Reproduce the listing below without changes, except that pictures are left out.

▼▼▼

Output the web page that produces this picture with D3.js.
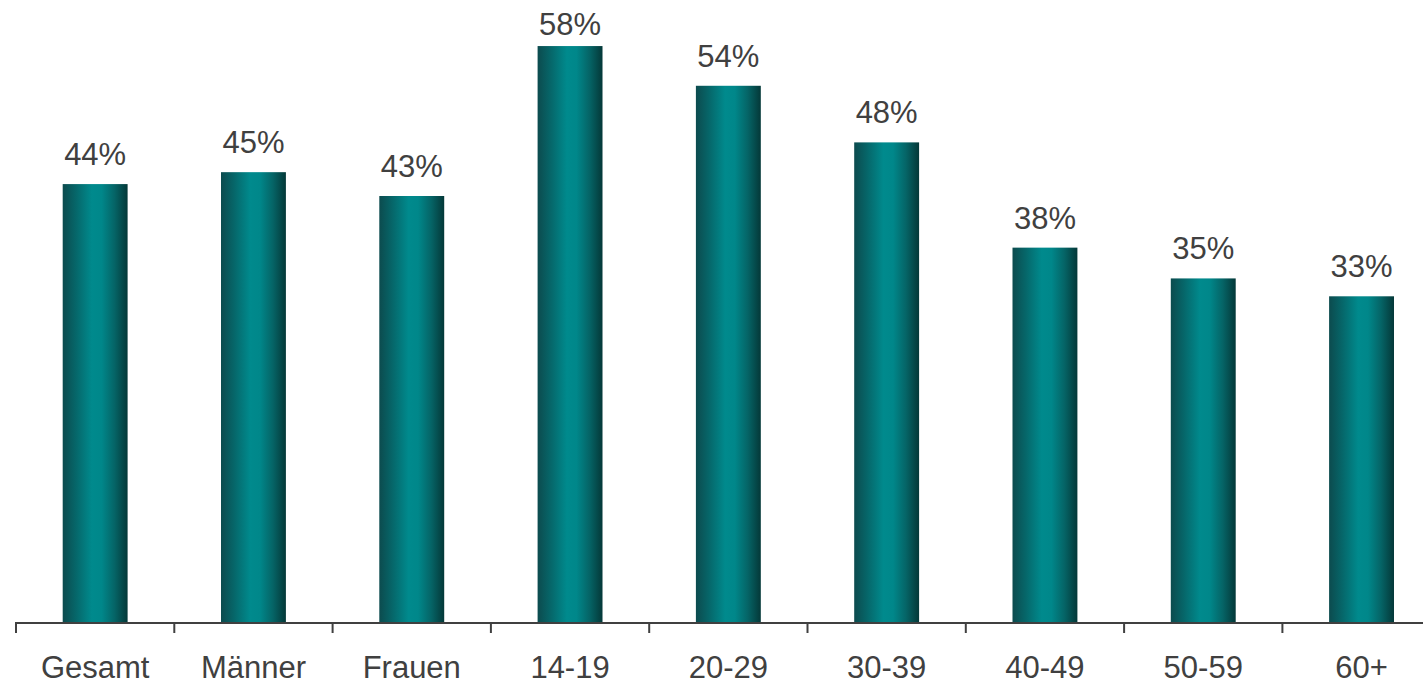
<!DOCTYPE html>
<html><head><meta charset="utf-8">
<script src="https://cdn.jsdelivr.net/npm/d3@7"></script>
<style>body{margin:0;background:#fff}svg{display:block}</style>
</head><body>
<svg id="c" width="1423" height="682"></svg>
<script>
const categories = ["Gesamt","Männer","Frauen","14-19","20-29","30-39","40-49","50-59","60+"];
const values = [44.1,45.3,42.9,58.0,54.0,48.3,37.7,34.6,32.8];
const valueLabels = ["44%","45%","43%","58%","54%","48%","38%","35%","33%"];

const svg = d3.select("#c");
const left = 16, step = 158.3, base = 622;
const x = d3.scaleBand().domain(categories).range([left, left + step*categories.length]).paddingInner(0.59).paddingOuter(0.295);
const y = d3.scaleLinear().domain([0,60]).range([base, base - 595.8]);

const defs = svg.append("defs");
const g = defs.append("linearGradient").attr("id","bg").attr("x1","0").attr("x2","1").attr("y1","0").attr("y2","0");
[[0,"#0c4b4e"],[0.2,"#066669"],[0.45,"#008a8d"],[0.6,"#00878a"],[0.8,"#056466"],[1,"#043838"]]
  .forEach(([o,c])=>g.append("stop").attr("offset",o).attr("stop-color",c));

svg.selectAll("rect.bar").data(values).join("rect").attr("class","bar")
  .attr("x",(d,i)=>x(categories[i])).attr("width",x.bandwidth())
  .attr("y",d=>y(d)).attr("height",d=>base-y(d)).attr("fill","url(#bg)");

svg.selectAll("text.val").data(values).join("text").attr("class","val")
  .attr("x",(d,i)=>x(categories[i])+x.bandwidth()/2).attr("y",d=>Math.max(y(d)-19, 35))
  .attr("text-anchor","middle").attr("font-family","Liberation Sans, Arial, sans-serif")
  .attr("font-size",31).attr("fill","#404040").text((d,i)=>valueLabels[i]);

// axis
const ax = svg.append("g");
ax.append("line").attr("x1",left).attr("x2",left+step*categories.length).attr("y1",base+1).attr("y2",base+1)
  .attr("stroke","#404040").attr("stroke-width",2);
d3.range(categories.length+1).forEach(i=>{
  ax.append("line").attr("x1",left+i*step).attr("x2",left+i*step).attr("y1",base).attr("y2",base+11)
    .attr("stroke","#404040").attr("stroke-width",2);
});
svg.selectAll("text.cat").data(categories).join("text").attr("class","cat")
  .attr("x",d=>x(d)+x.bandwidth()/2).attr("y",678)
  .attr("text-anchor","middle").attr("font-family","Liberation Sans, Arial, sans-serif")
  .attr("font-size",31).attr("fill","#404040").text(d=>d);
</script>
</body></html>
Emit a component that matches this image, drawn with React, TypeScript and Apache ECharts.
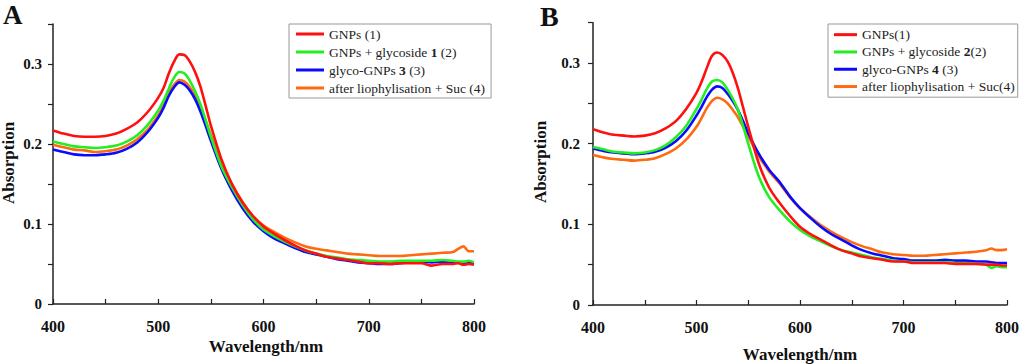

▲▲▲

[RESPONSE TO THIS TASK]:
Output the web page that produces this picture with D3.js.
<!DOCTYPE html>
<html><head><meta charset="utf-8">
<script src="https://cdn.jsdelivr.net/npm/d3@7"></script>
<style>body{margin:0;background:#fff}svg{display:block}</style>
</head><body>
<svg id="c" width="1423" height="682"></svg>
<script>
const categories = ["Gesamt","Männer","Frauen","14-19","20-29","30-39","40-49","50-59","60+"];
const values = [44.1,45.3,42.9,58.0,54.0,48.3,37.7,34.6,32.8];
const valueLabels = ["44%","45%","43%","58%","54%","48%","38%","35%","33%"];

const svg = d3.select("#c");
const left = 16, step = 158.3, base = 622;
const x = d3.scaleBand().domain(categories).range([left, left + step*categories.length]).paddingInner(0.59).paddingOuter(0.295);
const y = d3.scaleLinear().domain([0,60]).range([base, base - 595.8]);

const defs = svg.append("defs");
const g = defs.append("linearGradient").attr("id","bg").attr("x1","0").attr("x2","1").attr("y1","0").attr("y2","0");
[[0,"#0c4b4e"],[0.2,"#066669"],[0.45,"#008a8d"],[0.6,"#00878a"],[0.8,"#056466"],[1,"#043838"]]
  .forEach(([o,c])=>g.append("stop").attr("offset",o).attr("stop-color",c));

svg.selectAll("rect.bar").data(values).join("rect").attr("class","bar")
  .attr("x",(d,i)=>x(categories[i])).attr("width",x.bandwidth())
  .attr("y",d=>y(d)).attr("height",d=>base-y(d)).attr("fill","url(#bg)");

svg.selectAll("text.val").data(values).join("text").attr("class","val")
  .attr("x",(d,i)=>x(categories[i])+x.bandwidth()/2).attr("y",d=>Math.max(y(d)-19, 35))
  .attr("text-anchor","middle").attr("font-family","Liberation Sans, Arial, sans-serif")
  .attr("font-size",31).attr("fill","#404040").text((d,i)=>valueLabels[i]);

// axis
const ax = svg.append("g");
ax.append("line").attr("x1",left).attr("x2",left+step*categories.length).attr("y1",base+1).attr("y2",base+1)
  .attr("stroke","#404040").attr("stroke-width",2);
d3.range(categories.length+1).forEach(i=>{
  ax.append("line").attr("x1",left+i*step).attr("x2",left+i*step).attr("y1",base).attr("y2",base+11)
    .attr("stroke","#404040").attr("stroke-width",2);
});
svg.selectAll("text.cat").data(categories).join("text").attr("class","cat")
  .attr("x",d=>x(d)+x.bandwidth()/2).attr("y",678)
  .attr("text-anchor","middle").attr("font-family","Liberation Sans, Arial, sans-serif")
  .attr("font-size",31).attr("fill","#404040").text(d=>d);
</script>
</body></html>
Emit a component that matches this image, drawn with React, TypeScript and Apache ECharts.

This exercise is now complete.